> [Task brief]:
Pictures in the data below are not part of the copy; transcribe everything else exactly.

> [Records provided]:

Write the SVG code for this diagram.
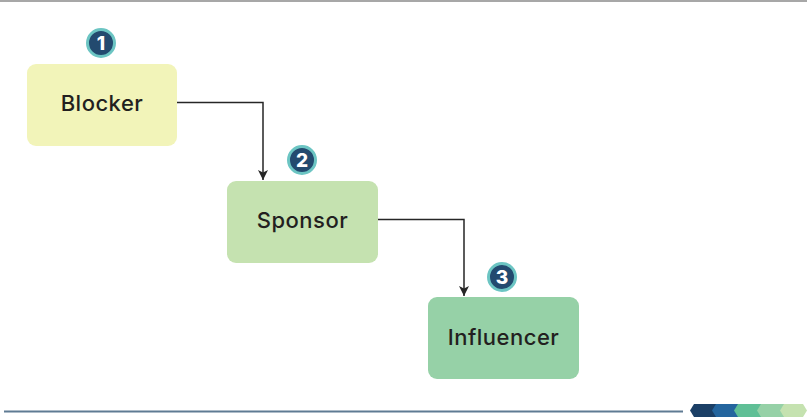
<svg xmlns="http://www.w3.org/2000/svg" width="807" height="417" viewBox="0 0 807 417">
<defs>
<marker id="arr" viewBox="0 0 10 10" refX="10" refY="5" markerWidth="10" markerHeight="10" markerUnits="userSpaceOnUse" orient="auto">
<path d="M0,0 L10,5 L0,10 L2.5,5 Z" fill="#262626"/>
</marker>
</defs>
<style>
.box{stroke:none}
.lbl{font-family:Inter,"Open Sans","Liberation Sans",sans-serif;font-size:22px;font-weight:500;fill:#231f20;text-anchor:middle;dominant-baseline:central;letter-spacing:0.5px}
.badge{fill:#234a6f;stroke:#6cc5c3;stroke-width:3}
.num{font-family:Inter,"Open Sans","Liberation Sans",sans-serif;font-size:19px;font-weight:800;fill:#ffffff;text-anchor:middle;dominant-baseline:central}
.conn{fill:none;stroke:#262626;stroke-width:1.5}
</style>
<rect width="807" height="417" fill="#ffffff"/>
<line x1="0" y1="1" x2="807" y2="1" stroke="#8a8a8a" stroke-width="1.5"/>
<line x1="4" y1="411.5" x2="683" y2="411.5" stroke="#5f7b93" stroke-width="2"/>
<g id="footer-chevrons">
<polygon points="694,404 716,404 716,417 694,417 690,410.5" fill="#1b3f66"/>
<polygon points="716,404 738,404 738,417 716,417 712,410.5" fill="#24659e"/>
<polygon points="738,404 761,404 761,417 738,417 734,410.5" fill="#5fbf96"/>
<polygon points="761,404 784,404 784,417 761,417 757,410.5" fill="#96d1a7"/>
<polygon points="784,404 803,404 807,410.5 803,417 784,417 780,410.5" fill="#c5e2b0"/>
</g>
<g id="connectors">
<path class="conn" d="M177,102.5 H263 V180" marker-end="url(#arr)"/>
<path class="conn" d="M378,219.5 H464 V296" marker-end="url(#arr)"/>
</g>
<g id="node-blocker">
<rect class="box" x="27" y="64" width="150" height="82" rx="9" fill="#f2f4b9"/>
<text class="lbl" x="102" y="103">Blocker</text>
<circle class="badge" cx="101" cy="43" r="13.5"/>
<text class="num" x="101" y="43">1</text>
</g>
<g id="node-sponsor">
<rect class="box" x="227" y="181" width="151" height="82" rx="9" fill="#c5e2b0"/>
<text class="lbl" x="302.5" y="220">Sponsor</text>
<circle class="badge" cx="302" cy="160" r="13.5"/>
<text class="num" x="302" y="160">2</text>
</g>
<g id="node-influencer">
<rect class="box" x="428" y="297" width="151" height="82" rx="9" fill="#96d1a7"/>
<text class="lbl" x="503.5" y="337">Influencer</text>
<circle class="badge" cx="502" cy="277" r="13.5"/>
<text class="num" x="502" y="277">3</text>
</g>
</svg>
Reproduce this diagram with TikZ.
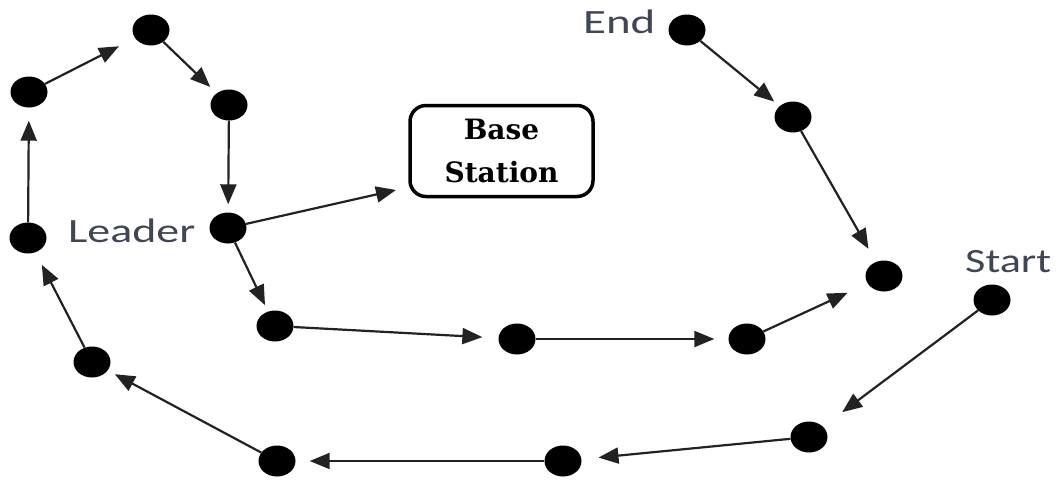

> [Worked answer]:
Write the SVG code for this diagram.
<svg xmlns="http://www.w3.org/2000/svg" width="807" height="417" viewBox="0 0 807 417">
<defs>
<marker id="arr" viewBox="0 0 10 10" refX="10" refY="5" markerWidth="10" markerHeight="10" markerUnits="userSpaceOnUse" orient="auto">
<path d="M0,0 L10,5 L0,10 L2.5,5 Z" fill="#262626"/>
</marker>
</defs>
<style>
.box{stroke:none}
.lbl{font-family:Inter,"Open Sans","Liberation Sans",sans-serif;font-size:22px;font-weight:500;fill:#231f20;text-anchor:middle;dominant-baseline:central;letter-spacing:0.5px}
.badge{fill:#234a6f;stroke:#6cc5c3;stroke-width:3}
.num{font-family:Inter,"Open Sans","Liberation Sans",sans-serif;font-size:19px;font-weight:800;fill:#ffffff;text-anchor:middle;dominant-baseline:central}
.conn{fill:none;stroke:#262626;stroke-width:1.5}
</style>
<rect width="807" height="417" fill="#ffffff"/>
<line x1="0" y1="1" x2="807" y2="1" stroke="#8a8a8a" stroke-width="1.5"/>
<line x1="4" y1="411.5" x2="683" y2="411.5" stroke="#5f7b93" stroke-width="2"/>
<g id="footer-chevrons">
<polygon points="694,404 716,404 716,417 694,417 690,410.5" fill="#1b3f66"/>
<polygon points="716,404 738,404 738,417 716,417 712,410.5" fill="#24659e"/>
<polygon points="738,404 761,404 761,417 738,417 734,410.5" fill="#5fbf96"/>
<polygon points="761,404 784,404 784,417 761,417 757,410.5" fill="#96d1a7"/>
<polygon points="784,404 803,404 807,410.5 803,417 784,417 780,410.5" fill="#c5e2b0"/>
</g>
<g id="connectors">
<path class="conn" d="M177,102.5 H263 V180" marker-end="url(#arr)"/>
<path class="conn" d="M378,219.5 H464 V296" marker-end="url(#arr)"/>
</g>
<g id="node-blocker">
<rect class="box" x="27" y="64" width="150" height="82" rx="9" fill="#f2f4b9"/>
<text class="lbl" x="102" y="103">Blocker</text>
<circle class="badge" cx="101" cy="43" r="13.5"/>
<text class="num" x="101" y="43">1</text>
</g>
<g id="node-sponsor">
<rect class="box" x="227" y="181" width="151" height="82" rx="9" fill="#c5e2b0"/>
<text class="lbl" x="302.5" y="220">Sponsor</text>
<circle class="badge" cx="302" cy="160" r="13.5"/>
<text class="num" x="302" y="160">2</text>
</g>
<g id="node-influencer">
<rect class="box" x="428" y="297" width="151" height="82" rx="9" fill="#96d1a7"/>
<text class="lbl" x="503.5" y="337">Influencer</text>
<circle class="badge" cx="502" cy="277" r="13.5"/>
<text class="num" x="502" y="277">3</text>
</g>
</svg>
Reproduce this diagram with TikZ.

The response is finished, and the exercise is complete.